**** RAW DATA ****
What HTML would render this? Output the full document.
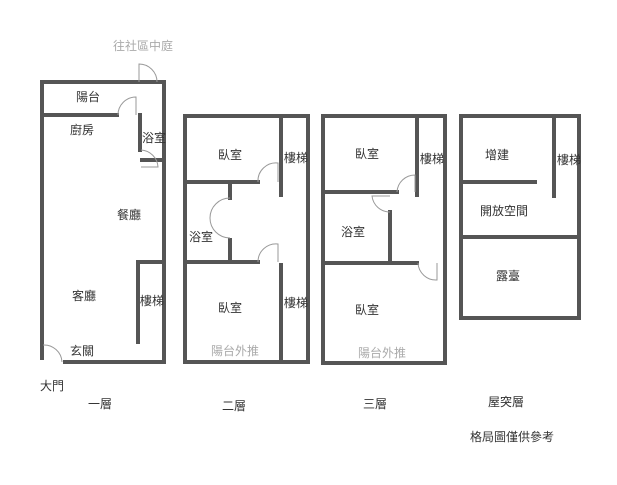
<!DOCTYPE html>
<html><head><meta charset="utf-8"><style>
body{margin:0;background:#fff}
svg text{font-family:"Liberation Sans","Noto Sans CJK TC",sans-serif;fill:#333;font-size:12px}
.g{fill:#aaa}
</style></head><body>
<svg width="617" height="480" viewBox="0 0 617 480" xmlns="http://www.w3.org/2000/svg">
<g stroke="#555" stroke-width="4" fill="none" stroke-linecap="square">
<polyline points="42,358 42,82 164,82 164,362 65,362"/>
<line x1="42" y1="115" x2="117" y2="115"/>
<line x1="140" y1="115" x2="140" y2="150"/>
<line x1="142" y1="160" x2="164" y2="160"/>
<line x1="138" y1="262" x2="138" y2="342"/>
<line x1="138" y1="262" x2="160" y2="262"/>
<rect x="185" y="116" width="123" height="246"/>
<line x1="281" y1="116" x2="281" y2="195"/>
<line x1="281" y1="265" x2="281" y2="362"/>
<line x1="185" y1="182" x2="258" y2="182"/>
<line x1="230" y1="182" x2="230" y2="198"/>
<line x1="230" y1="240" x2="230" y2="262"/>
<line x1="185" y1="262" x2="258" y2="262"/>
<rect x="323" y="116" width="122" height="247"/>
<line x1="417" y1="116" x2="417" y2="195"/>
<line x1="323" y1="192" x2="397" y2="192"/>
<line x1="390" y1="212" x2="390" y2="263"/>
<line x1="323" y1="263" x2="417" y2="263"/>
<rect x="461" y="116" width="118" height="202"/>
<line x1="554" y1="116" x2="554" y2="196"/>
<line x1="461" y1="182" x2="535" y2="182"/>
<line x1="461" y1="237" x2="579" y2="237"/>
</g>
<g stroke="#999" stroke-width="1" fill="none">
<path d="M139,82 L139,64 A18,18 0 0 1 157,82"/>
<path d="M118,115 A18,18 0 0 1 136,97 L136,115"/>
<path d="M141,150 A18,18 0 0 1 158,167 L141,167"/>
<path d="M43,345 A18,18 0 0 1 62,362"/>
<path d="M258,182 A18,18 0 0 1 278,163 L278,182"/>
<path d="M230,198 A20,20 0 0 0 230,238"/>
<path d="M258,262 A18,18 0 0 1 278,244 L278,262"/>
<path d="M397,192 A18,18 0 0 1 415,175 L415,192"/>
<path d="M390,212 A18,18 0 0 1 372,196 L390,196"/>
<path d="M418,263 A18,18 0 0 0 437,280 L437,263"/>
</g>
<text x="113" y="50" class="g" font-size="11">往社區中庭</text>
<text x="76" y="101">陽台</text>
<text x="70" y="134">廚房</text>
<text x="142" y="142" font-size="11">浴室</text>
<text x="117" y="219">餐廳</text>
<text x="72" y="300">客廳</text>
<text x="140" y="305" font-size="9">樓梯</text>
<text x="70" y="355">玄關</text>
<text x="40" y="390">大門</text>
<text x="88" y="408">一層</text>
<text x="222" y="410">二層</text>
<text x="218" y="159">臥室</text>
<text x="284" y="162" font-size="9">樓梯</text>
<text x="189" y="241">浴室</text>
<text x="218" y="312">臥室</text>
<text x="284" y="307" font-size="9">樓梯</text>
<text x="211" y="355" class="g" font-size="11">陽台外推</text>
<text x="355" y="158">臥室</text>
<text x="420" y="163" font-size="9">樓梯</text>
<text x="341" y="236">浴室</text>
<text x="355" y="314">臥室</text>
<text x="358" y="357" class="g" font-size="11">陽台外推</text>
<text x="363" y="408">三層</text>
<text x="485" y="159">增建</text>
<text x="557" y="164" font-size="9">樓梯</text>
<text x="480" y="215">開放空間</text>
<text x="496" y="280">露臺</text>
<text x="488" y="406">屋突層</text>
<text x="470" y="441">格局圖僅供參考</text>
</svg>
</body></html>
****
EXERCISE TASK:
Except for the pictures, give all the material above again verbatim.

TASK RESPONSE:
What HTML would render this? Output the full document.
<!DOCTYPE html>
<html><head><meta charset="utf-8"><style>
body{margin:0;background:#fff}
svg text{font-family:"Liberation Sans","Noto Sans CJK TC",sans-serif;fill:#333;font-size:12px}
.g{fill:#aaa}
</style></head><body>
<svg width="617" height="480" viewBox="0 0 617 480" xmlns="http://www.w3.org/2000/svg">
<g stroke="#555" stroke-width="4" fill="none" stroke-linecap="square">
<polyline points="42,358 42,82 164,82 164,362 65,362"/>
<line x1="42" y1="115" x2="117" y2="115"/>
<line x1="140" y1="115" x2="140" y2="150"/>
<line x1="142" y1="160" x2="164" y2="160"/>
<line x1="138" y1="262" x2="138" y2="342"/>
<line x1="138" y1="262" x2="160" y2="262"/>
<rect x="185" y="116" width="123" height="246"/>
<line x1="281" y1="116" x2="281" y2="195"/>
<line x1="281" y1="265" x2="281" y2="362"/>
<line x1="185" y1="182" x2="258" y2="182"/>
<line x1="230" y1="182" x2="230" y2="198"/>
<line x1="230" y1="240" x2="230" y2="262"/>
<line x1="185" y1="262" x2="258" y2="262"/>
<rect x="323" y="116" width="122" height="247"/>
<line x1="417" y1="116" x2="417" y2="195"/>
<line x1="323" y1="192" x2="397" y2="192"/>
<line x1="390" y1="212" x2="390" y2="263"/>
<line x1="323" y1="263" x2="417" y2="263"/>
<rect x="461" y="116" width="118" height="202"/>
<line x1="554" y1="116" x2="554" y2="196"/>
<line x1="461" y1="182" x2="535" y2="182"/>
<line x1="461" y1="237" x2="579" y2="237"/>
</g>
<g stroke="#999" stroke-width="1" fill="none">
<path d="M139,82 L139,64 A18,18 0 0 1 157,82"/>
<path d="M118,115 A18,18 0 0 1 136,97 L136,115"/>
<path d="M141,150 A18,18 0 0 1 158,167 L141,167"/>
<path d="M43,345 A18,18 0 0 1 62,362"/>
<path d="M258,182 A18,18 0 0 1 278,163 L278,182"/>
<path d="M230,198 A20,20 0 0 0 230,238"/>
<path d="M258,262 A18,18 0 0 1 278,244 L278,262"/>
<path d="M397,192 A18,18 0 0 1 415,175 L415,192"/>
<path d="M390,212 A18,18 0 0 1 372,196 L390,196"/>
<path d="M418,263 A18,18 0 0 0 437,280 L437,263"/>
</g>
<text x="113" y="50" class="g" font-size="11">往社區中庭</text>
<text x="76" y="101">陽台</text>
<text x="70" y="134">廚房</text>
<text x="142" y="142" font-size="11">浴室</text>
<text x="117" y="219">餐廳</text>
<text x="72" y="300">客廳</text>
<text x="140" y="305" font-size="9">樓梯</text>
<text x="70" y="355">玄關</text>
<text x="40" y="390">大門</text>
<text x="88" y="408">一層</text>
<text x="222" y="410">二層</text>
<text x="218" y="159">臥室</text>
<text x="284" y="162" font-size="9">樓梯</text>
<text x="189" y="241">浴室</text>
<text x="218" y="312">臥室</text>
<text x="284" y="307" font-size="9">樓梯</text>
<text x="211" y="355" class="g" font-size="11">陽台外推</text>
<text x="355" y="158">臥室</text>
<text x="420" y="163" font-size="9">樓梯</text>
<text x="341" y="236">浴室</text>
<text x="355" y="314">臥室</text>
<text x="358" y="357" class="g" font-size="11">陽台外推</text>
<text x="363" y="408">三層</text>
<text x="485" y="159">增建</text>
<text x="557" y="164" font-size="9">樓梯</text>
<text x="480" y="215">開放空間</text>
<text x="496" y="280">露臺</text>
<text x="488" y="406">屋突層</text>
<text x="470" y="441">格局圖僅供參考</text>
</svg>
</body></html>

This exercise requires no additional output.